The second relief was with respect to PSL. The RBI clarified that HDFC Bank can calculate the adjusted net bank credit considering one-third of the outstanding loans of HDFC Limited as on the effective date of the amalgamation for the first year. The remaining two-thirds of the portfolio of HDFC Limited can be considered over a period of the next two years equally, the RBI said.
This meant HDFC Bank will have around three years to comply with PSL norms. In fact, the PSL requirement kicks in only 12 months after the effective date of the merger, according to the bank. If HDFC Bank (the combined entity) had to meet this on day one of the merger, it would have been a big jolt. But with the RBI clarification, that worry was gone.
The regulator, however, clarified that HDFC Bank will have to continue with extant requirements of CRR, SLR and LCR from the effective date of merger without exceptions. But, the bank, it is learned, is comfortable on all these parameters.
A new era begins
With all the hurdles away, HDFC-HDFC Bank merger will become a reality, come July 1, going by the as-yet-tentative date. The merged entity will be a behemoth in the Indian banking industry only second to the State Bank of India with a combined loan book of around Rs 22 lakh crore and deposits of around Rs 19 lakh crore. The combined entity will have a market cap of around Rs 14.5 lakh crore.
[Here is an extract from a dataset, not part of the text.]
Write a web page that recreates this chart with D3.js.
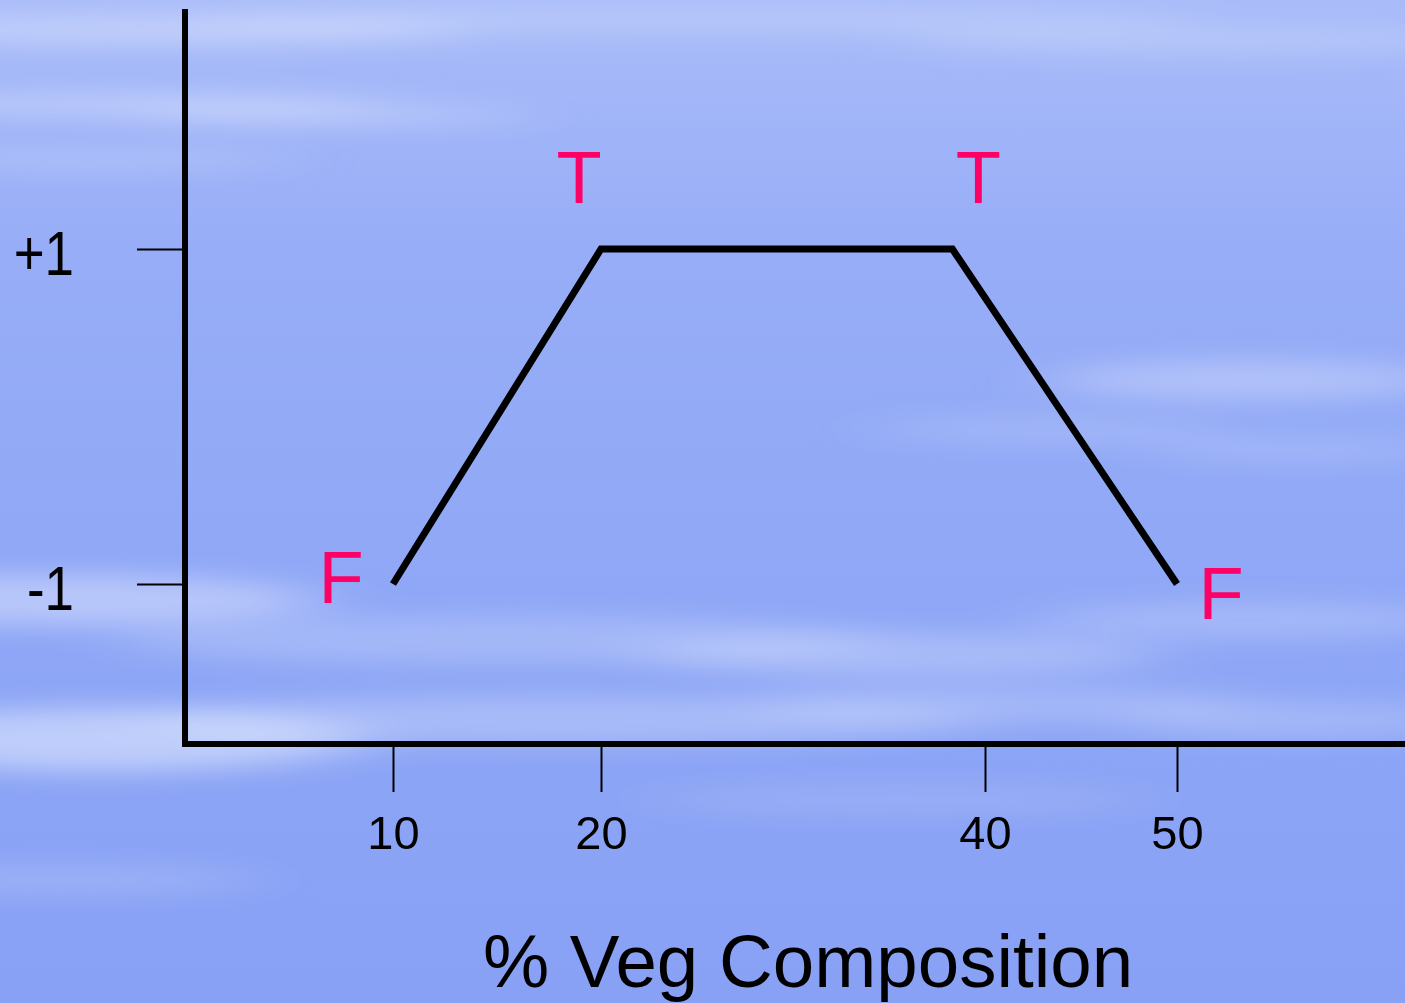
<!DOCTYPE html>
<html lang="en">
<head>
<meta charset="utf-8">
<title>% Veg Composition</title>
<script src="https://cdn.jsdelivr.net/npm/d3@7"></script>
<style>
  body { margin: 0; overflow: hidden; }
  svg { display: block; font-family: "Liberation Sans", Arial, sans-serif; }
</style>
</head>
<body>
<svg width="1405" height="1003"></svg>
<script>
// data
const vegPct = [10, 20, 38.3, 50];
const score = [-1, 1, 1, -1];
const pointLabels = ["F", "T", "T", "F"];
const xTicks = [10, 20, 40, 50];
const yTicks = [-1, 1];
const yTickLabels = ["-1", "+1"];
const xTitle = "% Veg Composition";

// label offsets from their point (layout only)
const labelOffset = [[-52, 19], [-22, -46], [26, -46], [44, 35]];

const W = 1405, H = 1003;
const svg = d3.select("svg");
const defs = svg.append("defs");

// sky background
const grad = defs.append("linearGradient").attr("id", "sky")
  .attr("x1", 0).attr("y1", 0).attr("x2", 0).attr("y2", 1);
grad.append("stop").attr("offset", "0%").attr("stop-color", "#a9bcf9");
grad.append("stop").attr("offset", "25%").attr("stop-color", "#97adf7");
grad.append("stop").attr("offset", "60%").attr("stop-color", "#8fa7f6");
grad.append("stop").attr("offset", "100%").attr("stop-color", "#89a1f5");
svg.append("rect").attr("width", W).attr("height", H).attr("fill", "url(#sky)");

defs.append("filter").attr("id", "blur")
  .attr("x", "-50%").attr("y", "-50%").attr("width", "200%").attr("height", "200%")
  .append("feGaussianBlur").attr("stdDeviation", "40 12");

// wispy clouds [cx, cy, rx, ry, opacity]
const clouds = [
  [150, 30, 320, 16, 0.4], [700, 20, 500, 14, 0.25], [1200, 40, 300, 14, 0.25],
  [120, 105, 260, 12, 0.4], [330, 115, 200, 10, 0.35], [90, 160, 200, 10, 0.25],
  [1250, 380, 200, 20, 0.35], [1050, 430, 180, 12, 0.2], [1300, 450, 150, 12, 0.2],
  [60, 600, 260, 26, 0.45], [500, 640, 380, 24, 0.25], [900, 655, 260, 22, 0.3],
  [1250, 620, 220, 18, 0.25], [100, 740, 260, 32, 0.55], [560, 720, 420, 24, 0.3],
  [1000, 705, 250, 18, 0.25], [1300, 720, 180, 18, 0.25], [900, 800, 250, 14, 0.15],
  [60, 880, 200, 14, 0.2]
];
svg.append("g").attr("filter", "url(#blur)")
  .selectAll("ellipse").data(clouds).join("ellipse")
  .attr("cx", d => d[0]).attr("cy", d => d[1])
  .attr("rx", d => d[2]).attr("ry", d => d[3])
  .attr("fill", "#e8eeff").attr("opacity", d => d[4]);

// scales
const x = d3.scaleLinear().domain(xTicks).range([393, 601, 985, 1177]);
const y = d3.scaleLinear().domain([-1, 1]).range([584, 249]);
const axisX = 185, axisY = 744;

// x axis
const gx = svg.append("g").attr("transform", `translate(0,${axisY})`)
  .call(d3.axisBottom(x).tickValues(xTicks).tickSize(48).tickPadding(24).tickSizeOuter(0));
gx.select(".domain").remove();
gx.selectAll(".tick line").attr("stroke", "#000").attr("stroke-width", 2);
gx.selectAll(".tick text").attr("fill", "#000").attr("font-size", 47)
  .attr("font-family", "Liberation Sans, Arial, sans-serif");

// y axis
const gy = svg.append("g").attr("transform", `translate(${axisX},0)`)
  .call(d3.axisLeft(y).tickValues(yTicks).tickSize(48).tickPadding(63).tickSizeOuter(0)
    .tickFormat((d, i) => yTickLabels[i]));
gy.select(".domain").remove();
gy.selectAll(".tick line").attr("stroke", "#000").attr("stroke-width", 2);
gy.selectAll(".tick text").attr("fill", "#000").attr("font-size", 63).attr("dy", "0.4em")
  .attr("font-family", "Liberation Sans, Arial, sans-serif")
  .each(function () {
    // the slide's labels are a bit narrower than the font
    const len = this.getComputedTextLength();
    d3.select(this).attr("textLength", len * 0.84).attr("lengthAdjust", "spacingAndGlyphs");
  });

// axis lines
svg.append("line").attr("x1", axisX).attr("x2", axisX).attr("y1", 9).attr("y2", axisY + 3)
  .attr("stroke", "#000").attr("stroke-width", 6);
svg.append("line").attr("x1", axisX - 3).attr("x2", W).attr("y1", axisY).attr("y2", axisY)
  .attr("stroke", "#000").attr("stroke-width", 6);

// the curve
const pts = vegPct.map((v, i) => [v, score[i]]);
svg.append("path").datum(pts)
  .attr("d", d3.line().x(d => x(d[0])).y(d => y(d[1])))
  .attr("fill", "none").attr("stroke", "#000").attr("stroke-width", 7)
  .attr("stroke-linejoin", "miter");

// T / F labels
svg.append("g").selectAll("text").data(pts).join("text")
  .attr("x", (d, i) => x(d[0]) + labelOffset[i][0])
  .attr("y", (d, i) => y(d[1]) + labelOffset[i][1])
  .attr("text-anchor", "middle").attr("font-size", 74).attr("fill", "#ff0066")
  .text((d, i) => pointLabels[i]);

// axis title
svg.append("text").attr("x", 808).attr("y", 987).attr("text-anchor", "middle")
  .attr("font-size", 74.5).attr("fill", "#000").text(xTitle);
</script>
</body>
</html>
HDFC Bank, which has 28 percent of its loan book in retail and 26 percent in corporate, can have the advantage of HDFC’s home loan clients joining the bank’s clientele.
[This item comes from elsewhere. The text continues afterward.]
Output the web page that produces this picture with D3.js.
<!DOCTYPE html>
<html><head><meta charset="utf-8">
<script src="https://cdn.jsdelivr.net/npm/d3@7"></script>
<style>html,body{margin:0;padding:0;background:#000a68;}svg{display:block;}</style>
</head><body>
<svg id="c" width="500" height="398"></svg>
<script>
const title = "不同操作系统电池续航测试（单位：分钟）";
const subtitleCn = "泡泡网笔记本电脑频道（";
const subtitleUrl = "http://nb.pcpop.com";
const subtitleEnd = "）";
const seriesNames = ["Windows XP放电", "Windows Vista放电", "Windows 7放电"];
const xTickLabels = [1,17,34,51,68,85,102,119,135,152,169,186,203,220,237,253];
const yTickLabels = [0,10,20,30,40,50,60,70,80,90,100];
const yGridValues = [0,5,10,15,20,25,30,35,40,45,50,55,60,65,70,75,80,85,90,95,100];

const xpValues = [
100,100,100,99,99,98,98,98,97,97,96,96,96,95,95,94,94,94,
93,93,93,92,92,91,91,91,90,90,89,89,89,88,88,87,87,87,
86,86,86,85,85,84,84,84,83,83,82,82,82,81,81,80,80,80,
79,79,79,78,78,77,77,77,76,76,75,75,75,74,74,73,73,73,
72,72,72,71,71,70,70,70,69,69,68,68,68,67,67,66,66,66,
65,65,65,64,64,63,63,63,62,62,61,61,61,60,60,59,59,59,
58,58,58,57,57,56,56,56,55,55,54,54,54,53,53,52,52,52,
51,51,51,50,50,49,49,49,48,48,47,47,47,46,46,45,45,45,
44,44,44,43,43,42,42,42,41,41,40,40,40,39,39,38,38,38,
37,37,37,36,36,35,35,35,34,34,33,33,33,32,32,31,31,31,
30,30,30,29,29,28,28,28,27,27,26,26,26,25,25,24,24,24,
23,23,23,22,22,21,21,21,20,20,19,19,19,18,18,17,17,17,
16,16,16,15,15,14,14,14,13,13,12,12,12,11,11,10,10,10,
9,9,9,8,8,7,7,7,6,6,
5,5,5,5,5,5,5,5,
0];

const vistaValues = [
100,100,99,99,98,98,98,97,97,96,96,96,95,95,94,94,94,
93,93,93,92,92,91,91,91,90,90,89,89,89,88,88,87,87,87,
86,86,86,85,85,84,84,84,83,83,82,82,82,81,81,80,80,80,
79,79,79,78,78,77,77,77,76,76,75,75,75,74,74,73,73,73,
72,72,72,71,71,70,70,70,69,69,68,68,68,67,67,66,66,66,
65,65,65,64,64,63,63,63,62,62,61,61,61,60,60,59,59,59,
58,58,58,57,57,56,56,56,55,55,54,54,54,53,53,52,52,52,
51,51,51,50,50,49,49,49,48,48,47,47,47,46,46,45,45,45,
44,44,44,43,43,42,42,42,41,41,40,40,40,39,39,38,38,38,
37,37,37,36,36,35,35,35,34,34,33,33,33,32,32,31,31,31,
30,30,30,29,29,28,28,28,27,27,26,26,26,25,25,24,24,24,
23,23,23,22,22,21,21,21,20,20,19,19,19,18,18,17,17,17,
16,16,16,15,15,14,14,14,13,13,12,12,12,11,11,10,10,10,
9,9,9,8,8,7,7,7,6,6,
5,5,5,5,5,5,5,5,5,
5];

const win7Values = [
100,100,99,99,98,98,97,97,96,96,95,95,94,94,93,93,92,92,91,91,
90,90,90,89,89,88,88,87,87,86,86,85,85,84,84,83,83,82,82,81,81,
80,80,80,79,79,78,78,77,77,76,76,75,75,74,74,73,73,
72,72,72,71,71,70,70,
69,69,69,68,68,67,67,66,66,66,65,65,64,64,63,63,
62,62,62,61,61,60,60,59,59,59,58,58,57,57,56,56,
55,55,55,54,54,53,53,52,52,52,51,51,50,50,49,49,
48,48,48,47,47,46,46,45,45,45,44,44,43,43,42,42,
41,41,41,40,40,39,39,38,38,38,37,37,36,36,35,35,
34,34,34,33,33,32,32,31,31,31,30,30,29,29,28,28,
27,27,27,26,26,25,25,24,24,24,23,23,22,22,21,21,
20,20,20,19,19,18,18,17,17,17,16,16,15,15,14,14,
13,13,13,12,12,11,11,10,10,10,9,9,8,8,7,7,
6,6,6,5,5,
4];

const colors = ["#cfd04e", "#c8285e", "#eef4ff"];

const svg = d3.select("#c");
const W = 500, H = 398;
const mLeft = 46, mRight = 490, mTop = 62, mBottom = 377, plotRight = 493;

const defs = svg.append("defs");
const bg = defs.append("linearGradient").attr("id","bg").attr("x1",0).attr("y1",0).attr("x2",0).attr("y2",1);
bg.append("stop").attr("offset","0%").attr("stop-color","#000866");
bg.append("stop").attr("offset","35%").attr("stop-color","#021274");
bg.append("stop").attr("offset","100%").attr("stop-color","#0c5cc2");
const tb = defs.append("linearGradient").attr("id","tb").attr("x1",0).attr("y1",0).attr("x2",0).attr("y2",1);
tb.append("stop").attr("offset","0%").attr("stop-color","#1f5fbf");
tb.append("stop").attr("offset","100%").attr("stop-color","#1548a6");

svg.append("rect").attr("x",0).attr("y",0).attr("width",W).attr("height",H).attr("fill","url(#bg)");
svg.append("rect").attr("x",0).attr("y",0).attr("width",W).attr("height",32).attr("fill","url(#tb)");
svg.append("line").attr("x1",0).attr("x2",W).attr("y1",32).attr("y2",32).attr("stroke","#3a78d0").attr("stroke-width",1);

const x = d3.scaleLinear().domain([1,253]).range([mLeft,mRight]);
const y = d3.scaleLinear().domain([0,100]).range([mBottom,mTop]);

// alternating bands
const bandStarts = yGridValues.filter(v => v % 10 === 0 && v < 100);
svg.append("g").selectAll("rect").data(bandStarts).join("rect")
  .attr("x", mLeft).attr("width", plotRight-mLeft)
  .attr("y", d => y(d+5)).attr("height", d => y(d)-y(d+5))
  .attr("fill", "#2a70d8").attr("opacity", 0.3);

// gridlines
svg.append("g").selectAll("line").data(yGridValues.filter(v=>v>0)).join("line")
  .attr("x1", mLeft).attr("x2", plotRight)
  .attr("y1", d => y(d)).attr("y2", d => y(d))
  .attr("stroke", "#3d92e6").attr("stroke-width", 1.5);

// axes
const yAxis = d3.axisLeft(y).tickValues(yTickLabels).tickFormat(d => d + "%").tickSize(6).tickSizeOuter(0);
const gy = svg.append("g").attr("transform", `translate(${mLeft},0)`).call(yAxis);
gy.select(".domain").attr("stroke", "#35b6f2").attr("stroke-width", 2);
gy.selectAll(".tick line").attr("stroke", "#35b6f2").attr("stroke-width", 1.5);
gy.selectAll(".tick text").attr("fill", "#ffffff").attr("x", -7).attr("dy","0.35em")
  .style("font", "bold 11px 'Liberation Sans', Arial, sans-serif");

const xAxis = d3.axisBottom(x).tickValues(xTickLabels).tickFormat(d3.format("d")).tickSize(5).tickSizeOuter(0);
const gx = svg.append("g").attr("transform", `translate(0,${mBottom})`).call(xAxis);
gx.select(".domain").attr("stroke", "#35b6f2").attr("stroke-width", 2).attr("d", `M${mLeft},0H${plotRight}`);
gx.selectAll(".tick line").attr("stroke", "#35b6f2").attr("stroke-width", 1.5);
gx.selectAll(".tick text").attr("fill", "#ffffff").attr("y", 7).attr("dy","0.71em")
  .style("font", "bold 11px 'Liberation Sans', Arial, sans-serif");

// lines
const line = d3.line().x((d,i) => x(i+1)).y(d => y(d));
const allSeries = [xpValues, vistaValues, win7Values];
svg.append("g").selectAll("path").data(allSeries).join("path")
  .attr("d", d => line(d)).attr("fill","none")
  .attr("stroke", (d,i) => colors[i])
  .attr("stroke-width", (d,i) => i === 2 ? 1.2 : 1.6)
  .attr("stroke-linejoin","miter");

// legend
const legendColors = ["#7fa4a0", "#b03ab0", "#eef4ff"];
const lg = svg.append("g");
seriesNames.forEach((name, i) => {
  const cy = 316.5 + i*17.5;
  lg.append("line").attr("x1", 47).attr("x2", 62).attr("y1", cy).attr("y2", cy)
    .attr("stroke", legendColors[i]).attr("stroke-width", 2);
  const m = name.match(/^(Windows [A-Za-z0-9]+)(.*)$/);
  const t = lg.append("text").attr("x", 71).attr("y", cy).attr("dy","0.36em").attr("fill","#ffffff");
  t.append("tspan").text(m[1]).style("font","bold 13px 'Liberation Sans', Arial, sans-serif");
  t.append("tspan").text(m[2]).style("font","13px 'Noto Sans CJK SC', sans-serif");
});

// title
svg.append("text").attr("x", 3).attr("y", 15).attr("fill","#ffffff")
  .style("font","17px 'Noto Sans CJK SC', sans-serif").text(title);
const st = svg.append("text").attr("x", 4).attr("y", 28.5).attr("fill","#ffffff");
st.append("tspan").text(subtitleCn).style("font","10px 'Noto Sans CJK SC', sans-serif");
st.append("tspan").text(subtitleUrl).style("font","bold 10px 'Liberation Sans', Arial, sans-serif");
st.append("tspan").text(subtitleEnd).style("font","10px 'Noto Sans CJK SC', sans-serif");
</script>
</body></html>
Besides, it also gives opportunities in cross-selling of different products in the unsecured loan segment, insurance, credit cards to HDFC’s existing customers.
What next? On the technology front and people integration, big challenges are unlikely as both sides began preparations months ago. The biggest challenge for the bank post-merger is to integrate the HDFC culture in its operations on the housing finance business – something Parekh has highlighted more than once.